Artists’ Statement
“Time Machine Infinitum – Queer migrant Berlin” is an installation on an Open Space in the BERLIN GLOBAL exhibition. It takes visitors on a journey through time, exploring the history, presence and future through the lens of queer migrant Berliners. This work moves through different times, blending a linear narrative. It highlights and honors the presence and cultural heritage of queer migrants and BIPoC in the city.
Installation
At the heart of the time machine are video works about spaces and collective structures that have evolved in the city across different eras. These are centres of ideas, self-organization and visibility. The videos show queer, migrant and BIPoC initiatives that have shaped Berlin for generations. Instead of appearing as static sites, the spaces take the form of a networked social landscape. Fragments from the lives of queer BIPoC in the 1920s engage with the political struggles of queer movements in the 1980s, with the visibility of queer migrant identities today, and with young queer BIPoC generations’ visions for the future.
The installation illuminates these perspectives both individually and in concert, showing queer migration as a continuous yet changing current. Earlier meeting places and sociopolitical structures are juxtaposed with today’s self-organized projects and community places. The result is a moving fabric of individual and collective stories and narratives.
Queer migrant visibility
The combination of “BIPoC” and “queer” is often seen as a recent phenomenon – as if it had never existed before. This perception is closely linked to forms of political archiving: that which is documented and preserved shapes our understanding of history.
Migrant histories and narratives are often simplified by museums. They appear as artifacts, survivors, perpetrators, or one-dimensional stories – or else they remain invisible. By contrast, “Time Machine Infinitum – Queer migrant Berlin” opens an attempt to read these stories as stories of continuations, multiple layerings and collective memories.
Despite a growing cultural presence and visibility, the daily lives of many queer BIPoC continue to be marked by stigmatization and racist discrimination as well as queer- and transphobia. By shining light on counternarratives, the installation sees itself as part of a self-directed history that resists a final form.

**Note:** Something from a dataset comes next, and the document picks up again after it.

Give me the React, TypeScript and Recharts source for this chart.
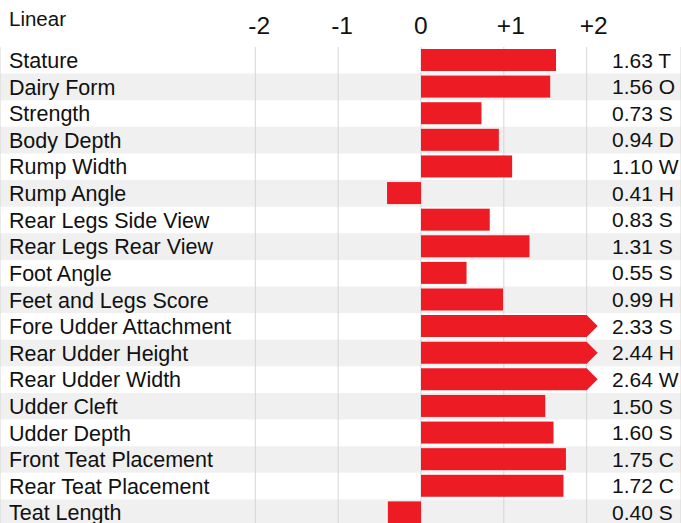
import React from 'react';
import {
  BarChart, Bar, XAxis, YAxis, CartesianGrid, ReferenceArea, LabelList,
} from 'recharts';

const traits = [
  'Stature', 'Dairy Form', 'Strength', 'Body Depth', 'Rump Width', 'Rump Angle',
  'Rear Legs Side View', 'Rear Legs Rear View', 'Foot Angle', 'Feet and Legs Score',
  'Fore Udder Attachment', 'Rear Udder Height', 'Rear Udder Width', 'Udder Cleft',
  'Udder Depth', 'Front Teat Placement', 'Rear Teat Placement', 'Teat Length',
];
const values = [
  1.63, 1.56, 0.73, 0.94, 1.10, -0.41, 0.83, 1.31, 0.55, 0.99,
  2.33, 2.44, 2.64, 1.50, 1.60, 1.75, 1.72, -0.40,
];
const codes = ['T', 'O', 'S', 'D', 'W', 'H', 'S', 'S', 'S', 'H', 'S', 'H', 'W', 'S', 'S', 'C', 'C', 'S'];
const axisTicks = [-2, -1, 0, 1, 2];
const maxShown = 2;

const data = traits.map((name, i) => ({
  name,
  value: values[i],
  shown: Math.max(-maxShown, Math.min(maxShown, values[i])),
  over: Math.abs(values[i]) > maxShown,
  label: `${Math.abs(values[i]).toFixed(2)} ${codes[i]}`,
}));

const FONT = '"Liberation Sans", Arial, Helvetica, sans-serif';
const RED = '#ed1c24';

// zero sits at x=421, one unit is ~82.8px, plot spans the full width
const W = 681;
const ZERO = 421;
const UNIT = 82.83;
const domain = [-ZERO / UNIT, (W - ZERO) / UNIT];

const BarShape = (props: any) => {
  const { x, y, width, height, payload } = props;
  const left = width < 0 ? x + width : x;
  const w = Math.abs(width);
  if (!payload.over) {
    return <rect x={left} y={y} width={w} height={height} fill={RED} />;
  }
  const r = left + w;
  const pts = `${left},${y} ${r},${y} ${r + height / 2},${y + height / 2} ${r},${y + height} ${left},${y + height}`;
  return <polygon points={pts} fill={RED} />;
};

const TraitTick = ({ y, payload }: any) => (
  <text x={9} y={y} dy="0.36em" fontSize={21.5} fontFamily={FONT} fill="#111" textAnchor="start">
    {payload.value}
  </text>
);

const ScaleTick = ({ x, payload }: any) => {
  const v = payload.value;
  return (
    <text x={x - 7} y={34} fontSize={24.5} fontFamily={FONT} fill="#111" textAnchor="start">
      {v > 0 ? `+${v}` : `${v}`}
    </text>
  );
};

const ValueLabel = ({ y, height, value }: any) => (
  <text x={612} y={y + height / 2} dy="0.36em" fontSize={21} fontFamily={FONT} fill="#111" textAnchor="start">
    {value}
  </text>
);

export default function App() {
  return (
    <div style={{ position: 'fixed', left: 0, top: 0, width: W, height: 523, overflow: 'hidden', background: '#fff' }}>
      <div style={{ position: 'absolute', left: 9, top: 9, fontSize: 20.5, lineHeight: '20px', fontFamily: FONT, color: '#111' }}>
        Linear
      </div>
      <BarChart
        width={W}
        height={526}
        data={data}
        layout="vertical"
        barSize={22}
        margin={{ top: 0, right: 0, left: 0, bottom: 0 }}
      >
        {traits.filter((_, i) => i % 2 === 1).map((t) => (
          <ReferenceArea key={t} y1={t} y2={t} fill="#eff0ef" fillOpacity={1} stroke="none" zIndex={-150} ifOverflow="visible" />
        ))}
        <CartesianGrid horizontal={false} stroke="#d6d6d6" />
        <XAxis
          type="number"
          orientation="top"
          domain={domain}
          allowDataOverflow
          ticks={axisTicks}
          interval={0}
          height={47}
          axisLine={false}
          tickLine={false}
          tick={<ScaleTick />}
        />
        <YAxis
          type="category"
          dataKey="name"
          mirror
          interval={0}
          axisLine={false}
          tickLine={false}
          tick={<TraitTick />}
        />
        <Bar dataKey="shown" shape={<BarShape />} isAnimationActive={false}>
          <LabelList dataKey="label" content={<ValueLabel />} />
        </Bar>
      </BarChart>
    </div>
  );
}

The visibility of queer people, and especially of queer migrants, has never been a matter of course. It has been forged and fought for: by collective work, by self-organization and by the creation of designated spaces and structures. This installation not only awakens memories of these processes, but also relocates them within the context of a museum.
BIPoC
BIPoC (Black, Indigenous, People of Color) is a political self-designation for people who face racism. The term highlights shared experiences of exclusion and discrimination without blurring differences between individual groups.